##### Material provided

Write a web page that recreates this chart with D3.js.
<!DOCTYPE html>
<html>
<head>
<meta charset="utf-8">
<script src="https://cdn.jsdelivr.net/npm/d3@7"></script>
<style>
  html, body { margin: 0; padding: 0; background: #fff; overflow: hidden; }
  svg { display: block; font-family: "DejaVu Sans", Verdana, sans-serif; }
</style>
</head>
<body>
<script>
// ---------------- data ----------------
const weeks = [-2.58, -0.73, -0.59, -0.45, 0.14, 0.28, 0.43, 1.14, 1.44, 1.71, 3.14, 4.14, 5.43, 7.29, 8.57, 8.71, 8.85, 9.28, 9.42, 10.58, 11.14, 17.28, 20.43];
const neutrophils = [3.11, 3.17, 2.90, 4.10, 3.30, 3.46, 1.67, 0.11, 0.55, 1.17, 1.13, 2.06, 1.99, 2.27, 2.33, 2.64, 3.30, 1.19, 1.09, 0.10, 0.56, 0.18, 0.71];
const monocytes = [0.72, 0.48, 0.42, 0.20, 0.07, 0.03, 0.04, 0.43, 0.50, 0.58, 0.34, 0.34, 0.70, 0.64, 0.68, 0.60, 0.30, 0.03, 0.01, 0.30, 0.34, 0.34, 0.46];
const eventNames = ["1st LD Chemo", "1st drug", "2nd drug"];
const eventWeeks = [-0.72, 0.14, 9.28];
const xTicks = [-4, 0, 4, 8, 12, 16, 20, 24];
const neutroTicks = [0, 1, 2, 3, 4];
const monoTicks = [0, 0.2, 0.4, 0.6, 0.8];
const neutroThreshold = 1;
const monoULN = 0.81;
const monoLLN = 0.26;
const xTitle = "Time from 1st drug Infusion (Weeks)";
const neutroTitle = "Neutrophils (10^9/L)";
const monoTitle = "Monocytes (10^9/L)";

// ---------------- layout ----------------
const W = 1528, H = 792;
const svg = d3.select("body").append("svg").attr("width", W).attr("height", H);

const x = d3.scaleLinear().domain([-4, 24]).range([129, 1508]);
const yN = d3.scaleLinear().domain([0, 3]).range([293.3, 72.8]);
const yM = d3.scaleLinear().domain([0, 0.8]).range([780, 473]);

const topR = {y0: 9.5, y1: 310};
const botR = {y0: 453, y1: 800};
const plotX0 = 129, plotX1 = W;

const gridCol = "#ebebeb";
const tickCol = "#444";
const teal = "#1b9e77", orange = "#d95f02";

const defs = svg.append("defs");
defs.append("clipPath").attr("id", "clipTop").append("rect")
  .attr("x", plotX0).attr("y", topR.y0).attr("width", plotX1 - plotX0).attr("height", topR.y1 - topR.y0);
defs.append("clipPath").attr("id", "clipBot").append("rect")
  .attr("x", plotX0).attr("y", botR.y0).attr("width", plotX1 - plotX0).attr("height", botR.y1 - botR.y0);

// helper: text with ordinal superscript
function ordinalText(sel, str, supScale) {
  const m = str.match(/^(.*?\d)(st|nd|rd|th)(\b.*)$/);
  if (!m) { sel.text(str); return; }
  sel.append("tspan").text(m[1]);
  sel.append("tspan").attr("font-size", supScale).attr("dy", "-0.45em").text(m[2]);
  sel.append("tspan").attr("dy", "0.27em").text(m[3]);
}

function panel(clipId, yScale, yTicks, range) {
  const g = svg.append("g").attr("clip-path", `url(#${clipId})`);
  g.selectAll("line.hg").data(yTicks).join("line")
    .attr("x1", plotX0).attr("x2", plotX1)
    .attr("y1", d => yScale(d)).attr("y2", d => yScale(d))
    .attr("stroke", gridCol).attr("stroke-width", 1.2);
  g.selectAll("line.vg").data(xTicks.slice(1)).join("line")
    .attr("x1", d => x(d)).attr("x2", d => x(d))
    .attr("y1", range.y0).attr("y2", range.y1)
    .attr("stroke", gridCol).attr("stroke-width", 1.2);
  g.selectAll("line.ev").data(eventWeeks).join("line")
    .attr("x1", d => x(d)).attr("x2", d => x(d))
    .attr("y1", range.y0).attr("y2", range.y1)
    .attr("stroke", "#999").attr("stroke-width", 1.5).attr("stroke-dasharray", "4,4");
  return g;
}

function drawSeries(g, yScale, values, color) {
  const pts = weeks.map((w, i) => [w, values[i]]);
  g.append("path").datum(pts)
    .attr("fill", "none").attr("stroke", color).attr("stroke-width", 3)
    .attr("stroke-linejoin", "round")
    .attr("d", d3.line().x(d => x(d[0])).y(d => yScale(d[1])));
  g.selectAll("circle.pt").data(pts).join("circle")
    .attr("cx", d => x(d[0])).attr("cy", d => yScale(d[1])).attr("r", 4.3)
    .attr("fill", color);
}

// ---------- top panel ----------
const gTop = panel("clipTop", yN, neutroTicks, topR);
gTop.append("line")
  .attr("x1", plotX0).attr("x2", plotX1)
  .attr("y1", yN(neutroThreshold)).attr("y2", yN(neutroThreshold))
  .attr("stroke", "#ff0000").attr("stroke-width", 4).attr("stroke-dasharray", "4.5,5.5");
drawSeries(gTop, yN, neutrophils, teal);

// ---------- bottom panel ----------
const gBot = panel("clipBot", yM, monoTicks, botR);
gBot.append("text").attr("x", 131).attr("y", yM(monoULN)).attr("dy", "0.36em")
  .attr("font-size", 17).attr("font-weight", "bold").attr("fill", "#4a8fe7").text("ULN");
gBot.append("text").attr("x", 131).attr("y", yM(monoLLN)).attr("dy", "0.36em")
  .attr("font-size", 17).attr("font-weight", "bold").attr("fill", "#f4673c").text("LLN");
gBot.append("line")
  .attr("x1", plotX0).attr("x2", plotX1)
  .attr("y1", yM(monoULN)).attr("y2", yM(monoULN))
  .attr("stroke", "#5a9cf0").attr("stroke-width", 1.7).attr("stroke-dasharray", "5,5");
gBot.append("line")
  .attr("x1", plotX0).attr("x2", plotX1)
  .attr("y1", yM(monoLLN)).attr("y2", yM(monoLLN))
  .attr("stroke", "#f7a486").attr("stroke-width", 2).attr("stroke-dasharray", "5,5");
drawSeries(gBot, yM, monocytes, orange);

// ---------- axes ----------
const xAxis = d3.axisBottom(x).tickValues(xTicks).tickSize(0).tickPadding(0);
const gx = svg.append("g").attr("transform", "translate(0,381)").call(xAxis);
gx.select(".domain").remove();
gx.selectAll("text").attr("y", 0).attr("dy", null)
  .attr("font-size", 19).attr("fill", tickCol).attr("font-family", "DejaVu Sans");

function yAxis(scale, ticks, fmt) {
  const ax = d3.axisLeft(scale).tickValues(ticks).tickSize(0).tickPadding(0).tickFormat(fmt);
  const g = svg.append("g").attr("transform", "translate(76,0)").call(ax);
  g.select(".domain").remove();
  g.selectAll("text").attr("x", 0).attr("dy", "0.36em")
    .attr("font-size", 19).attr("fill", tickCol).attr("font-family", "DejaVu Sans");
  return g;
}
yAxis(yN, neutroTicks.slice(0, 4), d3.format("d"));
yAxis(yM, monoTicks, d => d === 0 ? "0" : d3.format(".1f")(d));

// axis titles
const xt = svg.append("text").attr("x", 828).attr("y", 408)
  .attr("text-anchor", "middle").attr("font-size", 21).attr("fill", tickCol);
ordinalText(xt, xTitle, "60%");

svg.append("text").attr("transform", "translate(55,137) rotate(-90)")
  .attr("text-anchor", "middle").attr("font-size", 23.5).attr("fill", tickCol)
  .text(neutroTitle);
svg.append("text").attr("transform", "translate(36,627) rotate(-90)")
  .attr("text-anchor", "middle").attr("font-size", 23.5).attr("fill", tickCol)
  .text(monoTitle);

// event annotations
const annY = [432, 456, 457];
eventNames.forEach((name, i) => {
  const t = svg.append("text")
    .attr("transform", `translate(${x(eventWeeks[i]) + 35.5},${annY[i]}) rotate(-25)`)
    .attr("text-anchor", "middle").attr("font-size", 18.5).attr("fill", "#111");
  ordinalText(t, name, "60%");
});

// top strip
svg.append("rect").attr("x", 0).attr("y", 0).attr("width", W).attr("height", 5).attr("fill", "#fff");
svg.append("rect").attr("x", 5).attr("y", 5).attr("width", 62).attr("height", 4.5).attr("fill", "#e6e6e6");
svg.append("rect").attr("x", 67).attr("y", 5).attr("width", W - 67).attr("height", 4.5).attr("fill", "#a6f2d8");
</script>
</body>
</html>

##########
##### Material provided

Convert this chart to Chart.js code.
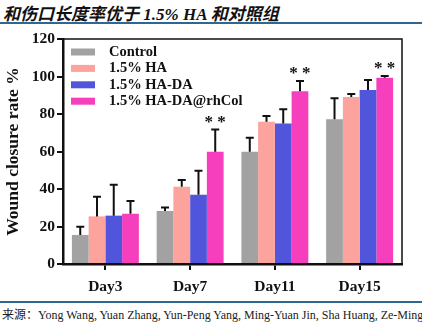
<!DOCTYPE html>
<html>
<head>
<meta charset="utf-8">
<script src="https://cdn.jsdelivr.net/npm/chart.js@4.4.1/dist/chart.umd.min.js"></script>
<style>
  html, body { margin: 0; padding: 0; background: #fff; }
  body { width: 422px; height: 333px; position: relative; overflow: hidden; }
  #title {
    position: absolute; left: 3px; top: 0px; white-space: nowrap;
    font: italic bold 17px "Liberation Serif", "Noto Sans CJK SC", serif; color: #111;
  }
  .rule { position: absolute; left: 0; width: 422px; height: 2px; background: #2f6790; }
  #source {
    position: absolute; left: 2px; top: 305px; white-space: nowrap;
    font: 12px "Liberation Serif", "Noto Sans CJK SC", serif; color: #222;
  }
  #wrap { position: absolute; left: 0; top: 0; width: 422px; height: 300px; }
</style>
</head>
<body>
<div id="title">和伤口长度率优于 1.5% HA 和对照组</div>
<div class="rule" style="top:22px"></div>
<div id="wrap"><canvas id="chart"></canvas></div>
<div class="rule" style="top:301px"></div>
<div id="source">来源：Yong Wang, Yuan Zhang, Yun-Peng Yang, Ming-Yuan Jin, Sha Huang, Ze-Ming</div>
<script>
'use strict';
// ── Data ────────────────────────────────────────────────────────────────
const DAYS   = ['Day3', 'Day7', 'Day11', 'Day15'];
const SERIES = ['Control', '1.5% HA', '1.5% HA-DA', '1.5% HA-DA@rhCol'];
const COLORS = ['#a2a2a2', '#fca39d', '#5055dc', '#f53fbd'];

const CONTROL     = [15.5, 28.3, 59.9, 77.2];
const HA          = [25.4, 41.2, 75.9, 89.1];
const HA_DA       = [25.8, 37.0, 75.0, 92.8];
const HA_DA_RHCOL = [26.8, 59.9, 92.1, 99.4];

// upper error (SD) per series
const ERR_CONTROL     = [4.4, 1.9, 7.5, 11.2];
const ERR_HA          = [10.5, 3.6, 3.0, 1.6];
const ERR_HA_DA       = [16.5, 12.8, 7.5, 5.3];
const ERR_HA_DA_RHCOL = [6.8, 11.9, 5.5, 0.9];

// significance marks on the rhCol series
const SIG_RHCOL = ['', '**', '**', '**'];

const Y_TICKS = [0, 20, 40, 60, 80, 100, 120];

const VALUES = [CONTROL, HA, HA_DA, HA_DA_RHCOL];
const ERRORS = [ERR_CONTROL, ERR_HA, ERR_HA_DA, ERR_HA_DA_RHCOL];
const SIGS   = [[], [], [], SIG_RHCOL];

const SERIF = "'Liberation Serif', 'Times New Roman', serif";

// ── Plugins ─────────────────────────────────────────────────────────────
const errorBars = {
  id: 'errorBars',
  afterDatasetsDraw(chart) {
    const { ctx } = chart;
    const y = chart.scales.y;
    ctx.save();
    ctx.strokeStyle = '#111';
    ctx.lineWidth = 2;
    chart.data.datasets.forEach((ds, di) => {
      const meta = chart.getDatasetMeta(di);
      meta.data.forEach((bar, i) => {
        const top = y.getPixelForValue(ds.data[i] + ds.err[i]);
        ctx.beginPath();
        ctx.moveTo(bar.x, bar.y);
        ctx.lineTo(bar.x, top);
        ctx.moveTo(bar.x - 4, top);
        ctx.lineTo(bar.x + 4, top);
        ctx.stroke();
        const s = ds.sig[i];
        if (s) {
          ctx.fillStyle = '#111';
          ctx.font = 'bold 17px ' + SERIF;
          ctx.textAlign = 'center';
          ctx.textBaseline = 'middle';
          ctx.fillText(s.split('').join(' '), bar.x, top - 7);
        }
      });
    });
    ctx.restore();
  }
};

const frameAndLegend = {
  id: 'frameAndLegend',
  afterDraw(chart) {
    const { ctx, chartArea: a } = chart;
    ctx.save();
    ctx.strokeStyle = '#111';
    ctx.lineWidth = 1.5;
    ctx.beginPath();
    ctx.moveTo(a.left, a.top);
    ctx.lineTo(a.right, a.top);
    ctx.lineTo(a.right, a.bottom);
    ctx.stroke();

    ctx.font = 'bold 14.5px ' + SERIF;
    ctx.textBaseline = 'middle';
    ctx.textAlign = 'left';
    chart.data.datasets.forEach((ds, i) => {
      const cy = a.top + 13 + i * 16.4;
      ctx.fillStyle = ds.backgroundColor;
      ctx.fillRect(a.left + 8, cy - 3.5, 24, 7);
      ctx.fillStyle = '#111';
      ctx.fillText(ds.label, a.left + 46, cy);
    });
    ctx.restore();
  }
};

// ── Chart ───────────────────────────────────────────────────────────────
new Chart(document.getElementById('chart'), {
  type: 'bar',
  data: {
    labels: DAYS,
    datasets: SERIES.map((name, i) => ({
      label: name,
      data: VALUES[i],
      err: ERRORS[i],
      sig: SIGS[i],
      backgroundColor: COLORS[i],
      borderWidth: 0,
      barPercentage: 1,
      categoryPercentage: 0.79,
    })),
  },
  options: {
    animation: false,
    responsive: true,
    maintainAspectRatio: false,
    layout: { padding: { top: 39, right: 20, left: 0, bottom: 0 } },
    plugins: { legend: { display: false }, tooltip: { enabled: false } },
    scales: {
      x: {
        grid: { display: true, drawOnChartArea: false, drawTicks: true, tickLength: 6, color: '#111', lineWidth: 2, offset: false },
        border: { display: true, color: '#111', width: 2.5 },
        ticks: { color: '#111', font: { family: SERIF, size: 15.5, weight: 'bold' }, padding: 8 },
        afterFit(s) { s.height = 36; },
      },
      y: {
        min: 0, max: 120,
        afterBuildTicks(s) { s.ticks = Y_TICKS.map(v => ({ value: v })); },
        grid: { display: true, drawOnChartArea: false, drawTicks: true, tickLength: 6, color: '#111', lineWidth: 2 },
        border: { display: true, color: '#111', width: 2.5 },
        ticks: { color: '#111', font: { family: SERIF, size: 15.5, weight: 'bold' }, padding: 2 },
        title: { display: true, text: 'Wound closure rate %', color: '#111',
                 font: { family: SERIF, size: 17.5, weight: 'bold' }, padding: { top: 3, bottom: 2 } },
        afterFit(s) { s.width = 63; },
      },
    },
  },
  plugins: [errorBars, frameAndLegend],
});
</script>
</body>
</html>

##########

> _What is being asked_: Go through the records and pull out each line that includes the word "with".

> _Result of the task_:
Write a web page that recreates this chart with D3.js.
// helper: text with ordinal superscript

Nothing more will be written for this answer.